Reproduce every line of the listing as written, apart from the pictures.

***

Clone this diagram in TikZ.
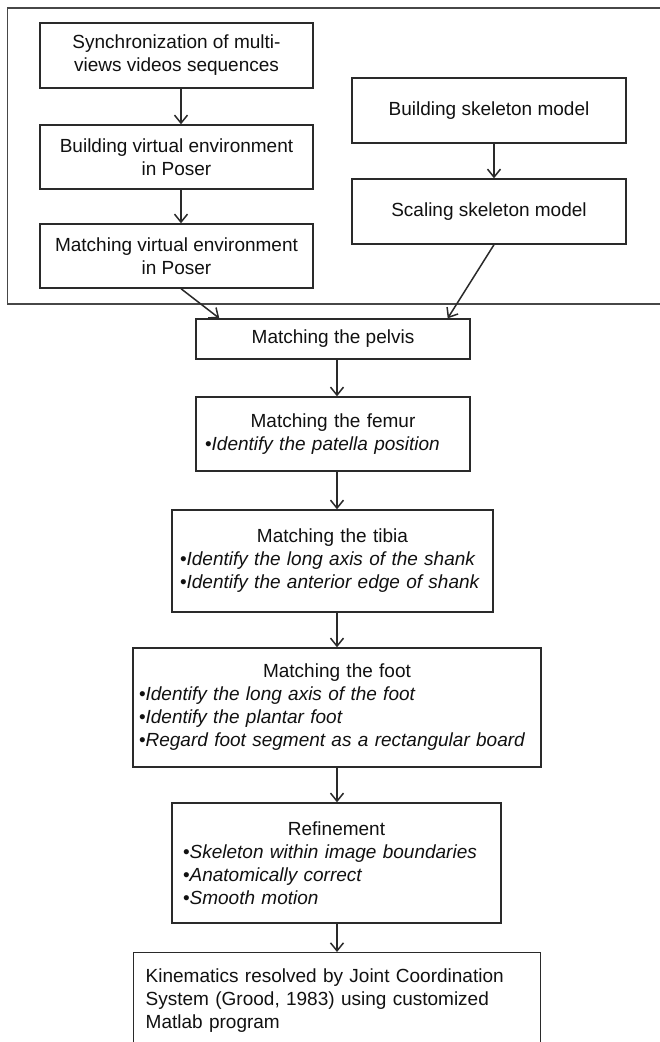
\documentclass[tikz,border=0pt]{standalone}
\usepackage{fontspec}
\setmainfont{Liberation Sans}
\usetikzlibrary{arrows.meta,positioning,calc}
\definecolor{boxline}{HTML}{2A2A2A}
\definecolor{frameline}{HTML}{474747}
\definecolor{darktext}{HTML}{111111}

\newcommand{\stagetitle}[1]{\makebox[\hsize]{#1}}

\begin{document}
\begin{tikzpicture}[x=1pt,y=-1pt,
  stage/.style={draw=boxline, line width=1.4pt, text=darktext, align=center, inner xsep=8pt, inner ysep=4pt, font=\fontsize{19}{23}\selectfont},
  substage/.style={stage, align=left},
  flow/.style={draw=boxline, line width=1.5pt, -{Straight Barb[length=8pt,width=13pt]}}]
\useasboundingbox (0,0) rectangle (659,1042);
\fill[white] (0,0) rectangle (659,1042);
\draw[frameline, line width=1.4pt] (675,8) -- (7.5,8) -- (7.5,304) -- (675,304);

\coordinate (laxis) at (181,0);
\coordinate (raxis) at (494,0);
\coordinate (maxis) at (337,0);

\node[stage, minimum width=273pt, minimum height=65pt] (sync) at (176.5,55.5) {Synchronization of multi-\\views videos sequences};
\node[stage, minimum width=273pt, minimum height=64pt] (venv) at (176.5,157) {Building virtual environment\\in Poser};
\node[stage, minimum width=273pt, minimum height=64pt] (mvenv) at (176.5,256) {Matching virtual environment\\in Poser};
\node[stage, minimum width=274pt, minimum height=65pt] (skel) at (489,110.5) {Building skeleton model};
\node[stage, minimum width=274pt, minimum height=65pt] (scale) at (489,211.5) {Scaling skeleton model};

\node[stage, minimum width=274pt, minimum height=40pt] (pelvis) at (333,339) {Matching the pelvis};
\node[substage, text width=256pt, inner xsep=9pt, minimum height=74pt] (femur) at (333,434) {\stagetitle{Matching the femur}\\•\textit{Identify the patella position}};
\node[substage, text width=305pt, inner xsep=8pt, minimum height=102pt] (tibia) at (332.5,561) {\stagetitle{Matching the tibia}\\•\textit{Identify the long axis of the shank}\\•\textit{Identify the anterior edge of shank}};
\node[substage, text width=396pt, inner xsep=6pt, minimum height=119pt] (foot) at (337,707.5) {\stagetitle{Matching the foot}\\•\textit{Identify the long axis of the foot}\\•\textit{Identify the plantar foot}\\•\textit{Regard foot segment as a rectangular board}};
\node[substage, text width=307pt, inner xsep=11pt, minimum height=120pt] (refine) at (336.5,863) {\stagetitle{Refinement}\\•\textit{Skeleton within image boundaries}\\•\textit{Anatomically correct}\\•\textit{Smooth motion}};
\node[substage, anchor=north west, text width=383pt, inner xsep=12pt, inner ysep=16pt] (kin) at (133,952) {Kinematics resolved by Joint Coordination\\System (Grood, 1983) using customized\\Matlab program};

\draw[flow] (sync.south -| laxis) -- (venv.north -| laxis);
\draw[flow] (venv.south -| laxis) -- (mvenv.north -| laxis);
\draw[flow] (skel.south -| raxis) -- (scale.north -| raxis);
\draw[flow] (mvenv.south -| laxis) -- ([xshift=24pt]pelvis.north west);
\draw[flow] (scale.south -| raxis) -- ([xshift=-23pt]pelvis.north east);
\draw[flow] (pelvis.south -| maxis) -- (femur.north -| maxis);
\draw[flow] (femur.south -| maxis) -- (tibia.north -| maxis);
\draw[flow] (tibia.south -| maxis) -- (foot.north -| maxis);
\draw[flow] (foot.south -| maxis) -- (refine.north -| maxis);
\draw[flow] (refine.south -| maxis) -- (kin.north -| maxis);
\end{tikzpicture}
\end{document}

***

(COMPLETED TASK):
Clone this diagram in TikZ.
\documentclass[tikz,border=0pt]{standalone}
\usepackage{fontspec}
\setmainfont{Liberation Sans}
\usetikzlibrary{arrows.meta,positioning,calc}
\definecolor{boxline}{HTML}{2A2A2A}
\definecolor{frameline}{HTML}{474747}
\definecolor{darktext}{HTML}{111111}

\newcommand{\stagetitle}[1]{\makebox[\hsize]{#1}}

\begin{document}
\begin{tikzpicture}[x=1pt,y=-1pt,
  stage/.style={draw=boxline, line width=1.4pt, text=darktext, align=center, inner xsep=8pt, inner ysep=4pt, font=\fontsize{19}{23}\selectfont},
  substage/.style={stage, align=left},
  flow/.style={draw=boxline, line width=1.5pt, -{Straight Barb[length=8pt,width=13pt]}}]
\useasboundingbox (0,0) rectangle (659,1042);
\fill[white] (0,0) rectangle (659,1042);
\draw[frameline, line width=1.4pt] (675,8) -- (7.5,8) -- (7.5,304) -- (675,304);

\coordinate (laxis) at (181,0);
\coordinate (raxis) at (494,0);
\coordinate (maxis) at (337,0);

\node[stage, minimum width=273pt, minimum height=65pt] (sync) at (176.5,55.5) {Synchronization of multi-\\views videos sequences};
\node[stage, minimum width=273pt, minimum height=64pt] (venv) at (176.5,157) {Building virtual environment\\in Poser};
\node[stage, minimum width=273pt, minimum height=64pt] (mvenv) at (176.5,256) {Matching virtual environment\\in Poser};
\node[stage, minimum width=274pt, minimum height=65pt] (skel) at (489,110.5) {Building skeleton model};
\node[stage, minimum width=274pt, minimum height=65pt] (scale) at (489,211.5) {Scaling skeleton model};

\node[stage, minimum width=274pt, minimum height=40pt] (pelvis) at (333,339) {Matching the pelvis};
\node[substage, text width=256pt, inner xsep=9pt, minimum height=74pt] (femur) at (333,434) {\stagetitle{Matching the femur}\\•\textit{Identify the patella position}};
\node[substage, text width=305pt, inner xsep=8pt, minimum height=102pt] (tibia) at (332.5,561) {\stagetitle{Matching the tibia}\\•\textit{Identify the long axis of the shank}\\•\textit{Identify the anterior edge of shank}};
\node[substage, text width=396pt, inner xsep=6pt, minimum height=119pt] (foot) at (337,707.5) {\stagetitle{Matching the foot}\\•\textit{Identify the long axis of the foot}\\•\textit{Identify the plantar foot}\\•\textit{Regard foot segment as a rectangular board}};
\node[substage, text width=307pt, inner xsep=11pt, minimum height=120pt] (refine) at (336.5,863) {\stagetitle{Refinement}\\•\textit{Skeleton within image boundaries}\\•\textit{Anatomically correct}\\•\textit{Smooth motion}};
\node[substage, anchor=north west, text width=383pt, inner xsep=12pt, inner ysep=16pt] (kin) at (133,952) {Kinematics resolved by Joint Coordination\\System (Grood, 1983) using customized\\Matlab program};

\draw[flow] (sync.south -| laxis) -- (venv.north -| laxis);
\draw[flow] (venv.south -| laxis) -- (mvenv.north -| laxis);
\draw[flow] (skel.south -| raxis) -- (scale.north -| raxis);
\draw[flow] (mvenv.south -| laxis) -- ([xshift=24pt]pelvis.north west);
\draw[flow] (scale.south -| raxis) -- ([xshift=-23pt]pelvis.north east);
\draw[flow] (pelvis.south -| maxis) -- (femur.north -| maxis);
\draw[flow] (femur.south -| maxis) -- (tibia.north -| maxis);
\draw[flow] (tibia.south -| maxis) -- (foot.north -| maxis);
\draw[flow] (foot.south -| maxis) -- (refine.north -| maxis);
\draw[flow] (refine.south -| maxis) -- (kin.north -| maxis);
\end{tikzpicture}
\end{document}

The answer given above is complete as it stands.